Operational Efficiency Meets Consumer Demand
The battle between Walmart and Amazon is increasingly defined by operational efficiency in the context of evolving consumer behavior. A 2024 Pew Research study found that 68% of online shoppers consider delivery speed more important than price when purchasing perishable goods. Walmart’s “Store-as-a-Warehouse” strategy capitalizes on this shift, with over 90% of its online grocery orders fulfilled from local stores. This integration reduces inventory redundancy and increases turnover rates: Walmart’s inventory turns over 8.5 times per year, compared to Amazon’s 10.2, but at far lower distribution costs. Moreover, Walmart’s supply chain is optimized for bulk, low-margin essentials—a category that now accounts for 40% of its e-commerce sales. By contrast, Amazon excels in discretionary, non-perishable goods. As inflation pressures persist and households prioritize value and immediacy, Walmart’s model aligns more closely with mainstream consumer needs.
Implications for Retail and Regional Economies
The ripple effects of Walmart’s e-commerce edge extend beyond corporate profits. Local economies benefit from reduced delivery traffic and emissions, as shorter routes lower fuel consumption and carbon output. A 2023 study by the University of California, Berkeley found that store-based fulfillment generates 30% fewer emissions per delivery than warehouse-to-door logistics. Additionally, Walmart’s reliance on existing store labor helps stabilize retail employment, even as automation reshapes fulfillment. Small suppliers and regional brands also gain from Walmart’s hybrid model, as store-level fulfillment allows for faster onboarding and localized product testing. For Amazon, the pressure to match delivery speed may accelerate its push into urban warehouses—often in high-cost, space-constrained areas—potentially driving up prices for consumers and landlords alike.
Expert Perspectives
Analysts are divided on whether Walmart’s lead is sustainable. “Walmart’s physical network is a moat, but Amazon’s AI and logistics automation could eventually close the gap,” says Sarah Haas, retail analyst at Cowen & Co. Others argue the advantage is structural. “You can’t build 4,700 large-format stores in 30 years, and you can’t outspend geography,” notes David Liu, supply chain professor at MIT. “Walmart didn’t plan this for e-commerce, but they’re reaping the benefits now.” Meanwhile, Amazon continues to innovate with drone deliveries and AI inventory forecasting, aiming to reduce reliance on proximity. Still, for now, proximity remains king.
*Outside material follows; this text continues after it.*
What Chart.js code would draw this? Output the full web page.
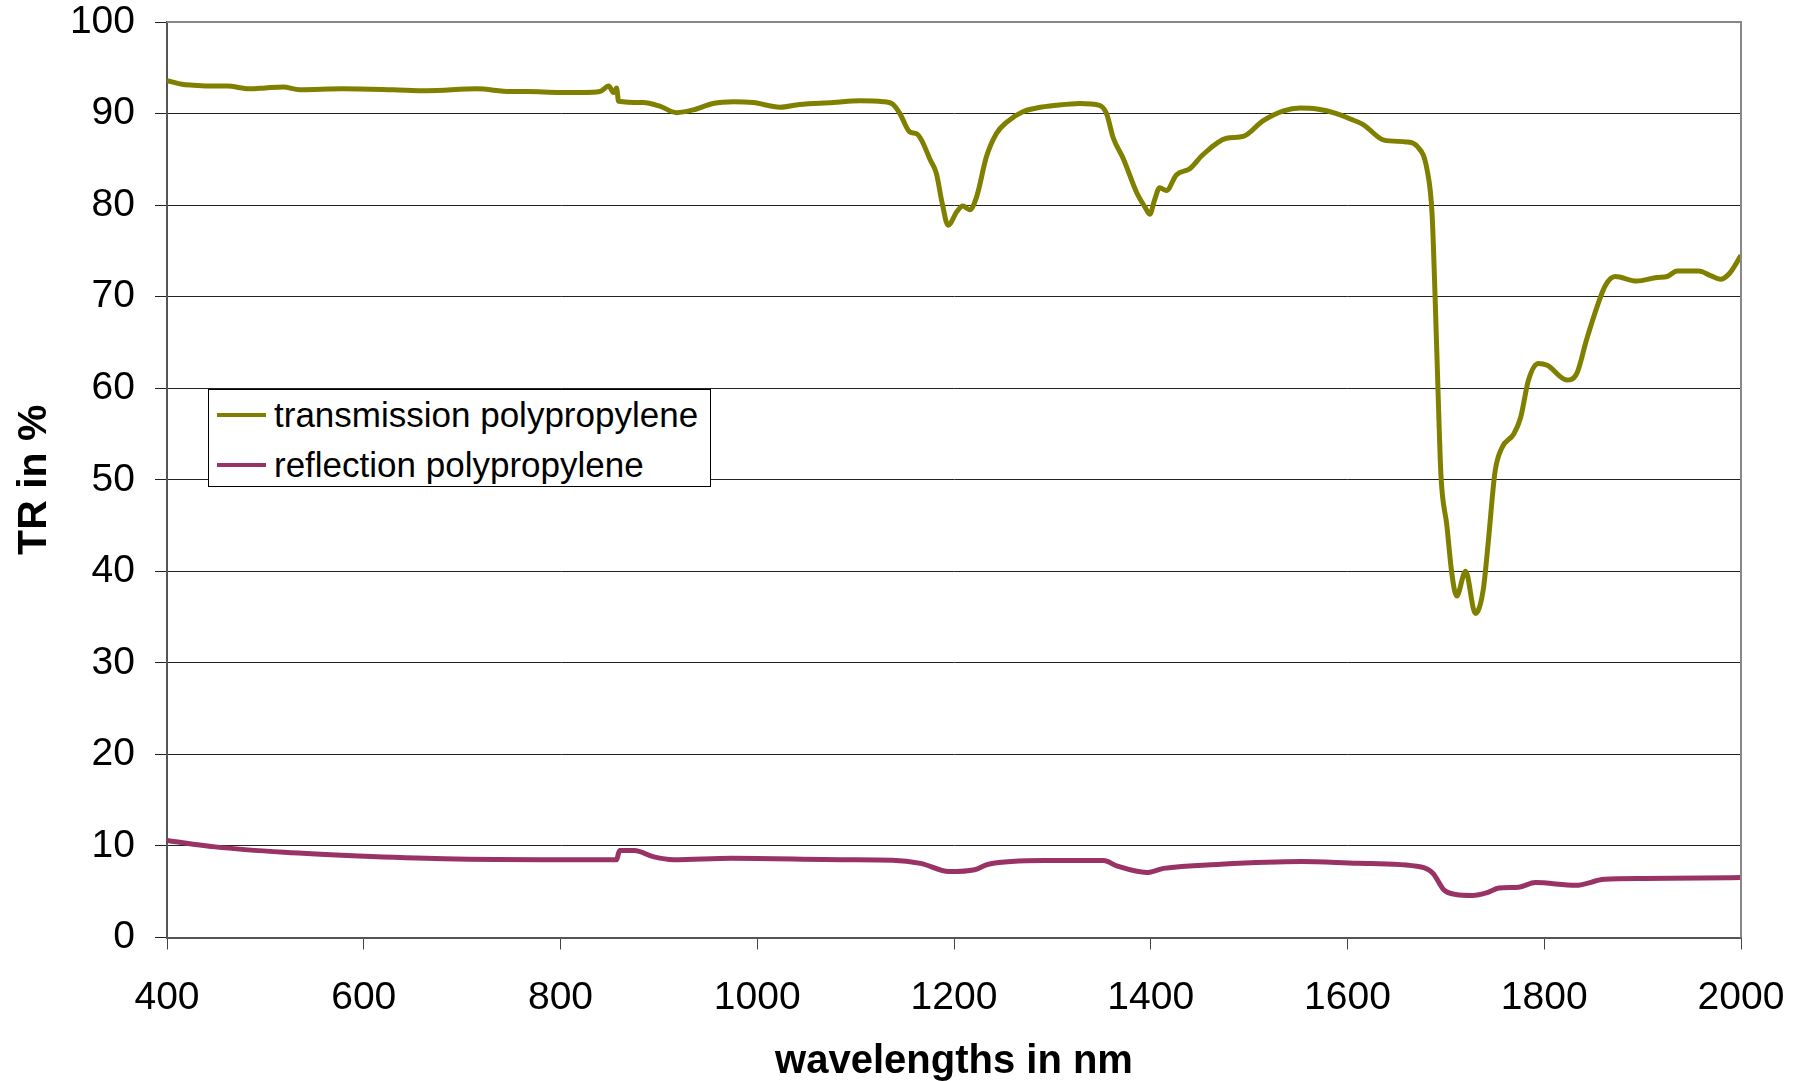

Looking ahead, the key metric to watch is same-day delivery penetration as a share of total e-commerce. Walmart aims to cover 80% of U.S. households by 2026, while Amazon targets 70%. The company that achieves scale without sacrificing margins will likely define the next era of retail. As consumer expectations evolve, the fusion of physical presence and digital agility may prove more valuable than technology alone.